Gedenkstunde an der ehemaligen Synagoge in Neuss Schülerinnen arbeiten jüdische Schicksale auf

Neuss · Abiturientinnen erinnern bei Gedenkfeier an fünf ehemalige Marienbergerinnen.

. Vor 86 Jahren hat Lore Levy die gleiche Schule besucht, auf die Sina Heiser und Mara Struß heute gehen. 1933 musste das jüdische Mädchen das Marienberg-Gymnasium als 14-Jährige verlassen, weil die Nationalsozialisten Juden überall in Deutschland aus dem gesellschaftlichen Leben verdrängten. „Dass Lore und die anderen Mädchen vielleicht auf den gleichen Stühlen gesessen haben wie wir heute, hat mich sehr bewegt“, sagt die 18-jährige Sina Heiser. Gemeinsam mit 13 Mitschülerinnen aus dem  Grundkurs Geschichte hat sie im Stadtarchiv das Leben von fünf jüdischen Mädchen erforscht, die zur NS-Zeit Schülerinnen an ihrer Schule waren. Am Freitag, bei der Gedenkfeier zum 81. Jahrestag der „Reichspogromnacht“, erinnerten sie an deren Schicksal.

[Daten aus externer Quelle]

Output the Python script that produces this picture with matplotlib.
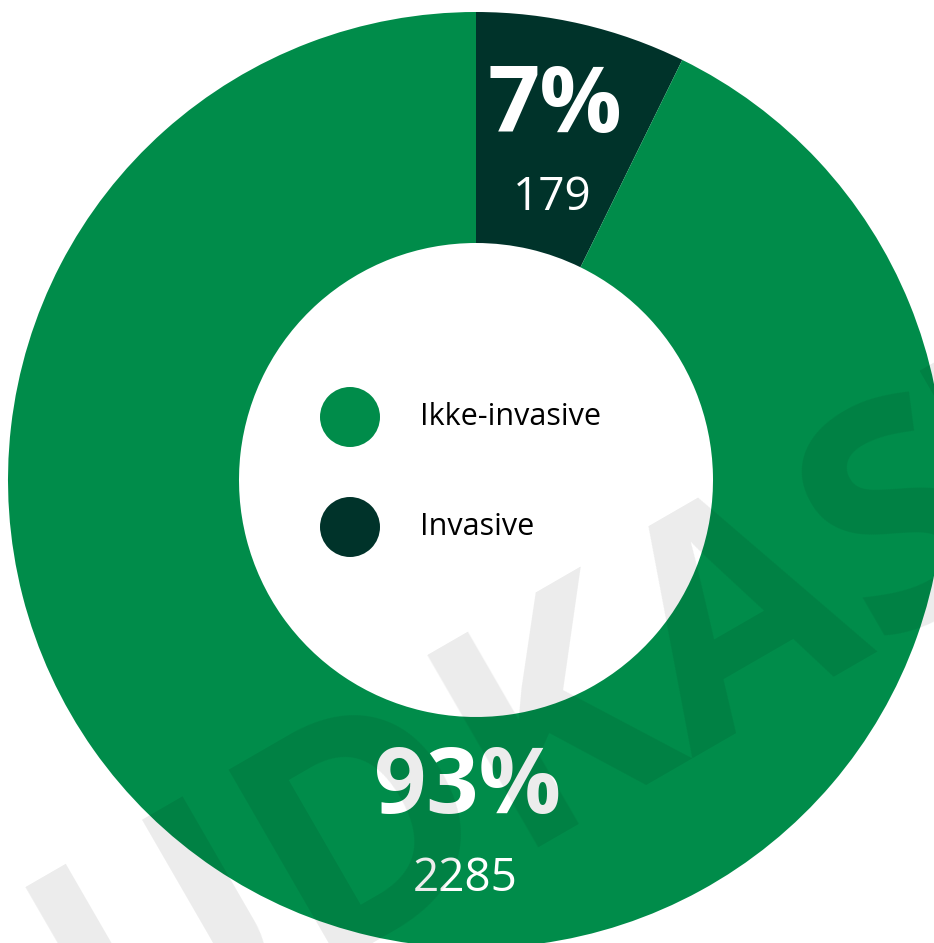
import matplotlib
matplotlib.use('Agg')
import numpy as np
import matplotlib.pyplot as plt
from matplotlib.patches import Circle

plt.rcParams['font.family'] = ['Open Sans', 'DejaVu Sans']

# data
categories = ['Invasive', 'Ikke-invasive']
counts = [179, 2285]
colors = ['#00332A', '#008C4A']
legend_order = ['Ikke-invasive', 'Invasive']
watermark = 'UDKAST'

W, H = 934, 943
CX, CY = 476, H - 480
R_OUT, R_IN = 468, 237


def slice_label_angle(start, share):
    """Mid angle of small slices; big slices get their label near the bottom"""
    if share > 0.5:
        return -91.5
    return start - 360 * share / 2


fig = plt.figure(figsize=(W / 100, H / 100), dpi=100, facecolor='white')
ax = fig.add_axes([0, 0, 1, 1])

ax.pie(counts, colors=colors, startangle=90, counterclock=False,
       radius=R_OUT, center=(CX, CY),
       wedgeprops=dict(width=R_OUT - R_IN, edgecolor='none', linewidth=0))
ax.set_xlim(0, W)
ax.set_ylim(0, H)
ax.set_aspect('equal')
ax.axis('off')

total = sum(counts)
start = 90.0
r_lab = 345
for cat, n, col in zip(categories, counts, colors):
    share = n / total
    ang = np.deg2rad(slice_label_angle(start, share))
    x, y = CX + r_lab * np.cos(ang), CY + r_lab * np.sin(ang)
    ax.text(x + 1, y + 36, f'{round(share * 100)}%', ha='center', va='center',
            fontsize=66, fontweight='bold', color='white', zorder=5)
    ax.text(x - 2, y - 54, str(n), ha='center', va='center',
            fontsize=33, color='white', zorder=5)
    start -= 360 * share

# legend inside the hole
col_of = dict(zip(categories, colors))
for i, cat in enumerate(legend_order):
    ly = H - 417 - i * 110
    ax.add_patch(Circle((350, ly), 30, color=col_of[cat], zorder=4, lw=0))
    ax.text(420, ly, cat, ha='left', va='center', fontsize=22, color='black', zorder=5)

# draft watermark on top
ax.text(644, H - 771, watermark, rotation=30, rotation_mode='anchor',
        ha='center', va='baseline', fontsize=223, fontweight='bold',
        color='black', alpha=0.08, zorder=10)

fig.savefig('out.png', dpi=100, facecolor='white')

Die Geschwister Lotte, Ilse und Ruth Joseph, deren Vater das Kaufhaus Alsberg an der Niederstraße betrieb, wurden wie die gesamte Familie in Ausschwitz ermordet. Lore Stein wohnte auf der Büttger Straße und ist 1942 im Ghetto Lodz umgekommen. „Lore Levy war die einzige der fünf, die den Nationalsozialismus überlebt hat. Sie wurde in den gleichen Räumen unterrichtet wie wir, als sich ihr Leben plötzlich veränderte“, berichtete Sina Heiser. Lore Levy starb 2002 in Argentinien.

„Das Grauen ist an dieser historischen Stätte immer noch spürbar“, sage Bürgermeister Reiner Breuer am Standort der ehemaligen Synagoge im Beisein von Vertretern der Jüdischen Gemeinde und der Gesellschaft für Christlich-Jüdische Zusammenarbeit. An die Nacht vom 9.  November 1938, in der auch in Neuss die Synagoge brannte, erinnern Steintafeln mit den Namen der 204 deportierten und ermordeten Neusser Juden. Es gelte, so Breuer, „die Zukunft in Verantwortung vor der Vergangenheit zu gestalten“, auch angesichts des zunehmend um sich greifenden Antisemitismus.

Auch die Mariebergerinnen haben sich mit der heutigen Situation der Juden in Deutschland im Gespräch mit Bert Römgens von der jüdischen Gemeinde auseinandergesetzt. Um allen Marienbergerinnen das Leben der Juden damals und heute näher zu bringen, planen sie jetzt eine Schulausstellung.